Por Lucília Tiago, in Dinheiro Vivo
O número de portugueses em risco de pobreza aumentou em cerca de 100 mil entre o início da crise (em 2008) e o ano em que a economia regressou a terreno positivo (2014), o que significa que no ano passado estavam nesta situação 2,86 milhões de pessoas. A situação é menos grave quando se têm em conta as transferências socais mas, mesmo assim, os dados divulgados esta sexta-feira pelo Eurostat mostram que a tendência se agravou ao longo daqueles seis anos.
Em média, um em cada quatro cidadãos da União Europeia (ou seja 24,4%) apresentava em 2014 um perfil e nível de rendimentos que o colocava em risco de pobreza. Traduzindo em números, esta percentagem equivale a 121,86 milhões de pessoas. Deste total, 2,85 milhões vivem em Portugal, o que equivale a 27,5% da população nacional.
Os dados do Eurostat, divulgados a propósito do Dia Internacional de Erradicação da Pobreza, mostram que a crise deixou marcas na maioria dos países que integram a UE, que viram o universo de pessoas em risco de por base aumentar entre 2008 e 2014. As exceções a esta regra são poucas e nem a Alemanha escapou.
Mesmo quando este risco é medido depois de se terem em conta as transferências sociais, verifica-se que a tendência se agravou entre 2008 e 2014. O que pode ser explicado pelo facto de muitos Estados se terem visto obrigados a reduzir as despesas em apoios sociais. Esta tendência de corte nos apoios terá sido mais expressiva nos países que estiveram ou se encontram ainda sob o efeito de programas de ajustamento financeiro.
Por cá, entre 2008 e 2014, vários fatores terão contribuído para esta situação já que neste período registou-se uma redução do universo de famílias elegíveis para receber o abono de família, assistiu-se a um corte do valor do subsídio de desemprego, ao congelamento das reformas ou ainda a um aperto nos critérios de concessão do rendimento mínimo ou do complemento social para idosos. Considerando o impacto destas transferências sociais, constata-se que em 2008 se encontravam em risco de pobreza 18,5% dos portugueses e que em 2014 eram 19,5% (igual ao valor observado em 2013).
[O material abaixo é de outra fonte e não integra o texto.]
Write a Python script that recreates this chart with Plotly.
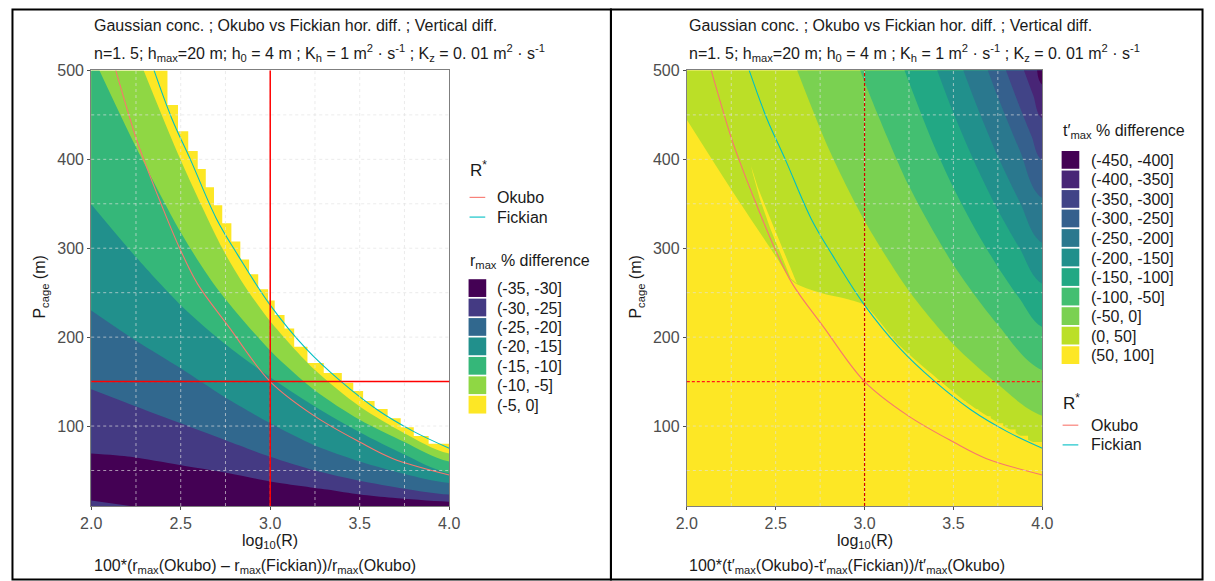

Portugal está ainda assim, longe de ser dos países com piores indicadores. A lista de Estados-membros com maior percentagem de pessoas em risco de pobreza é liderada pela Roménia (40,2%) e pela Bulgária (40,1%), seguindo-se a Grécia (36%), Espanha (29,2%) e Itália (28,1%). No extremo oposto desta tabela, surgem a República Checa, Suécia, Holanda, Finlândia e Dinamarca, todos com menos de 18%.
Grécia lidera subidas
Por trás desta fotografia de valores finais, esconde-se a movimentação registada de 2008 para 2014 que coloca a Grécia no topo da lista dos países que viram aumentar de forma mais expressiva a população em risco de pobreza (que disparou naquele período, quase 8 pontos percentuais). O efeito dos vários planos de austeridade (a Grécia prepara-se para entrar, de forma consecutiva, no terceiro) contribuíram para que o risco de pobreza entre os gregos se tivesse acentuado mesmo quando este indicador têm em conta as transferências sociais - que ajudam a equilibrar o rendimento das famílias mais pobres.
Os indicadores utilizados pelo Eurostat consideram encontrar-se em risco de pobreza os portugueses que que em 2014 tinham um rendimento anual inferior a 4937 euros - ou 10368 euros quando está em causa um casal com duas crianças.
Famílias com crianças estão mais vulneráveis
O Instituto Nacional de Estatística revelou também esta sexta-feira os resultados do seu inquérito ao rendimento e condições de vida em 2013 que mostram que 19,5% das pessoas estava em risco de pobreza (mais 0,7 pp do que em 2012). Destes, um em cada cinco já estava nesta situação em pelo menos dois dos três anos anteriores.
As crianças foram o grupo mais afetado pelo aumento da pobreza e onde este risco é mais elevado, atingindo 25,6%. Por este motivo, as famílias com crianças foram as mais afetadas e são as que apresentam uma situação mais frágil.
O INE mostra ainda que cerca de 73,6% das pessoas em risco de pobreza travou idas ao médico ou a realização de exames por não ter capacidade financeira para os pagar. Esta percentagem é ainda maior, atingindo os 96,4% quando estão em causa tratamentos dentários.